Literary Devices in Death of a Salesman
- Action: The main action of the play comprises the struggle of Willy Lowman, a salesman by profession. The rising action occurs when Willy is fired from the job, while the falling action occurs when Willy blames himself for the troubles his family is going through.
- Allegory: Death of a Salesman shows the use of allegory by presenting the main idea of how the person’s nonadoptive nature creates trouble for himself and the people who belong to him.
- Anaphora: The play shows the use of anaphora at different places as give in the below examples,
i. Maybe I oughta get stuck into something. Maybe that’s my trouble. I’m like a boy. I’m not married, I’m not in business, I just—I’m like a boy. Are you content, Hap? You’re a success, aren’t you? Are you content? (Act-I)
ii. Willy: Where is he? I’ll whip him, I’ll whip him! Linda: And he’d better give back that football, Willy, it’s not nice. Willy: Biff! Where is he? Why is he taking everything? (Act-I)
iii. Willy: No, you’re no good, you’re no good for anything. Biff: I am, Dad, I’ll find something else, you understand? (Act-II)

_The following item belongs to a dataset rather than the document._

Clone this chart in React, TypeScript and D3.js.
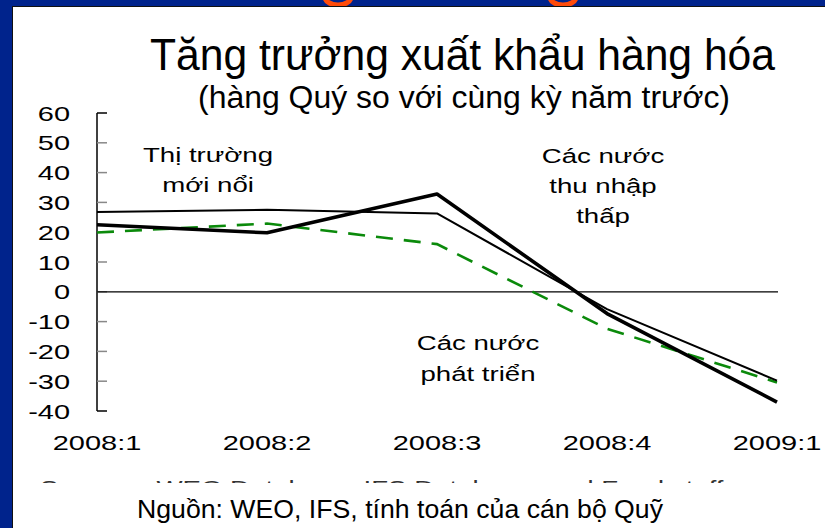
import React from 'react';
import * as d3 from 'd3';

// quarters on the x axis
const quarters = ['2008:1', '2008:2', '2008:3', '2008:4', '2009:1'];
// y/y export growth, %
const emerging = [22.5, 19.8, 32.8, -7.3, -37.0];
const lowIncome = [26.8, 27.5, 26.3, -5.8, -29.8];
const advanced = [19.9, 22.9, 16.0, -12.4, -30.4];
const yTicks = [60, 50, 40, 30, 20, 10, 0, -10, -20, -30, -40];

const FONT = '"Liberation Sans", Arial, sans-serif';
const SX = 1.38; // the slide is stretched sideways

function Wide({ x, y, size, anchor = 'middle', fill = '#000', children }: any) {
  return (
    <text
      transform={`translate(${x},${y}) scale(${SX},1)`}
      textAnchor={anchor}
      fontSize={size}
      fontFamily={FONT}
      fill={fill}
    >
      {children}
    </text>
  );
}

export default function App() {
  const width = 825;
  const height = 528;

  const x = d3.scalePoint<string>().domain(quarters).range([97, 777]);
  const y = d3.scaleLinear().domain([-40, 60]).range([411, 113]);

  const line = d3
    .line<number>()
    .x((_, i) => x(quarters[i]) as number)
    .y(d => y(d));

  return (
    <svg
      width={width}
      height={height}
      style={{ position: 'absolute', left: 0, top: 0, background: '#fff' }}
    >
      <defs>
        <clipPath id="band">
          <rect x={0} y={0} width={width} height={6} />
        </clipPath>
        <clipPath id="srcClip">
          <rect x={0} y={480} width={width} height={3} />
        </clipPath>
      </defs>

      {/* slide frame */}
      <rect x={0} y={0} width={width} height={6} fill="#00238c" />
      <rect x={0} y={0} width={12} height={height} fill="#00238c" />
      <line x1={12} x2={width} y1={6.5} y2={6.5} stroke="#111" strokeWidth={1} />
      <line x1={12.5} x2={12.5} y1={6} y2={height} stroke="#111" strokeWidth={1} />
      <g clipPath="url(#band)">
        <ellipse cx={338} cy={-3} rx={13} ry={8} fill="none" stroke="#ff4b0a" strokeWidth={5} />
        <ellipse cx={563} cy={-3} rx={13} ry={8} fill="none" stroke="#ff4b0a" strokeWidth={5} />
      </g>

      {/* titles */}
      <text
        x={150}
        y={70}
        fontSize={45}
        fontFamily={FONT}
        textLength={625}
        lengthAdjust="spacingAndGlyphs"
      >
        Tăng trưởng xuất khẩu hàng hóa
      </text>
      <text
        x={198}
        y={108}
        fontSize={31}
        fontFamily={FONT}
        textLength={532}
        lengthAdjust="spacingAndGlyphs"
      >
        (hàng Quý so với cùng kỳ năm trước)
      </text>

      {/* Y axis */}
      <line x1={97} x2={97} y1={y(60)} y2={y(-40)} stroke="#000" strokeWidth={1.5} />
      {yTicks.map(t => (
        <g key={t}>
          <line
            x1={97}
            x2={107}
            y1={y(t)}
            y2={y(t)}
            stroke={t === 60 || t === -40 ? '#000' : '#888'}
            strokeWidth={1.5}
          />
          <Wide x={70} y={y(t) + 7.5} size={21} anchor="end">
            {t}
          </Wide>
        </g>
      ))}

      {/* zero line */}
      <line x1={97} x2={778} y1={y(0)} y2={y(0)} stroke="#000" strokeWidth={1.3} />

      {/* X labels */}
      {quarters.map(q => (
        <Wide key={q} x={x(q)} y={450} size={21}>
          {q}
        </Wide>
      ))}

      {/* series */}
      <path d={line(advanced) || ''} fill="none" stroke="#0b8a0b" strokeWidth={2.6} strokeDasharray="17 11" />
      <path d={line(lowIncome) || ''} fill="none" stroke="#000" strokeWidth={2} strokeLinejoin="round" />
      <path d={line(emerging) || ''} fill="none" stroke="#000" strokeWidth={3.6} strokeLinejoin="round" />

      {/* annotations */}
      <Wide x={208} y={162} size={20}>Thị trường</Wide>
      <Wide x={208} y={192} size={20}>mới nổi</Wide>
      <Wide x={603} y={163} size={20}>Các nước</Wide>
      <Wide x={603} y={193} size={20}>thu nhập</Wide>
      <Wide x={603} y={223} size={20}>thấp</Wide>
      <Wide x={478} y={350} size={20}>Các nước</Wide>
      <Wide x={478} y={381} size={20}>phát triển</Wide>

      {/* source line hidden behind the slide, only its top shows */}
      <g clipPath="url(#srcClip)">
        <Wide x={40} y={495} size={20} anchor="start" fill="#333">
          Sources: WEO Database, IFS Database, and Fund staff
        </Wide>
      </g>

      {/* footer */}
      <text
        x={137}
        y={518}
        fontSize={25}
        fontFamily={FONT}
        textLength={526}
        lengthAdjust="spacingAndGlyphs"
      >
        Nguồn: WEO, IFS, tính toán của cán bộ Quỹ
      </text>
    </svg>
  );
}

These examples show the repetitious use of the phrases “you’re no good”, “only think”, “I’ll whip him”, and “I’m like a boy.”
- Allusion: The play shows the use of various allusions as given in the examples below,
i. Biff: But you look at your friend….Happy: Yeah, but when he walks into the store the waves part in front of him… I want to walk into the store the way he walks in. (Act-I)
ii. Willi: Like a young god, Hercules- something like that. And the sun, the sun all around him. Remember how he waved to me? Right up from the field, with the representatives of three colleges stand by? And the buyers I brought and the cheers when he came out, Loman, Loman, Loman. God Almighty, he’ll be great yet. (Act-I)
iii. Willy: That’s why I thank Almighty God you are built like Adonises.” (Act-I)
The first example alludes to Moses and the remaining two to Greek gods.
- Conflict: There are two types of conflicts in the play, Death of a Salesman. The first one is the external conflict that is going on between Willy Loman and the competitive world around him as well as his own family. Another is the internal conflict of Willy, his fight with the heavy odds of life, and about the troubles of his life how they are going to be resolved.
- Climax: The climax of the play, Death of a Salesman, occurs when Willy confronts his distressed son, Biff, for the last time.
- Characters: Death of a Salesman presents both static as well as dynamic characters. Willy’s sons Biff, and Happy are dynamic characters as they change their attitude toward life as well as their father. However, the rest of the characters do not see any change in their behavior as they are static characters like Willy Loman, Linda, Charlie, and Bernard.
- Irony: The play shows situational irony in the following examples,
i. That’s just what I mean. Bernard can get the best marks in school, y’understand, but when he gets out in the business world, y’understand, you are going to be five times ahead of him. That’s why I thank Almighty God you’re both built like Adonises. Because the man who makes an appearance in the business world, the man who creates personal interest, is the man who gets ahead. Be liked and you will never want. (Act-I)
ii. CHARLEY (an arm on Bernard’s shoulder): How do you like this kid? Gonna argue a case in front of the Supreme Court.
The irony is clear in the first example through the mention of Adonises and in the second through the mention of the Supreme Court.
- Metaphor: Death of a Salesman shows good use of various metaphors besides the extended metaphors of good versus evil such as,
i. I am a dime a dozen, and so are you. (Act-II)
ii. The world is an oyster, but you don’t crack it open on a mattress. (Act-I)
These examples show that characters and the world have been compared to different things to make them feel prominent.
- Mood: The Play, Death of a Salesman, shows a melancholic, though it becomes tragic, ironic, and highly satiric at times. Sometimes, it also becomes gloomy when Willy is trapped in the troubles of life
- Motif: Most essential motifs of Death of a Salesman are mythic figures, the American West, and the African jungle.
- Protagonist: Willy Loman is the protagonist of the play. The text starts with his discontent with his life and ends with his tragic death.
- Rhetorical Questions: The play shows the use of rhetorical questions at various places such as,
i. CHARLEY: Without pay? What kind of a job is a job without pay? (Act-II)
ii. WILLY: What’s the matter with you? I’ve got a job. (Act-II)
iii. CHARLEY: Why must everybody like you? Who liked J. P. Morgan? Was he impressive?
These examples show the use of rhetorical questions asked by Charley and Willy but they do not need answers. They are self-explanatory.
- Theme: A theme is a central idea that the novelist or the writer wants to stress upon. The play, Death of a Salesman, shows the clash between dream and reality, the idea of the American dream and betrayal.
- Setting: The setting of the play is Willy Loman’s house, his yard, and other places he visits in Boston and New York.
- Tone: The tone of the text is somber, serious, melancholic, and tragic.
- Simile: The play shows the use of similes at various places such as,
WILLY: Sure. Certain men just don’t get started till later in life. Like Thomas Edison; I think. Or B. F. Goodrich. (Act-I)
ii. He’s not to be allowed to fall into his grave like an old dog. (Act-I)
iii. Like a young god. Hercules — something like that. (Act-I)
These use of “like” in these examples show as things have been compared such as men with Thomas Edison, then Willy with an old dog, and then a person with Hercules.
- Symbols: Death of a Salesman presents various symbols such as seeds and diamond symbolize Willy’s hope and the American dream and the rubber horse symbolizes false hopes.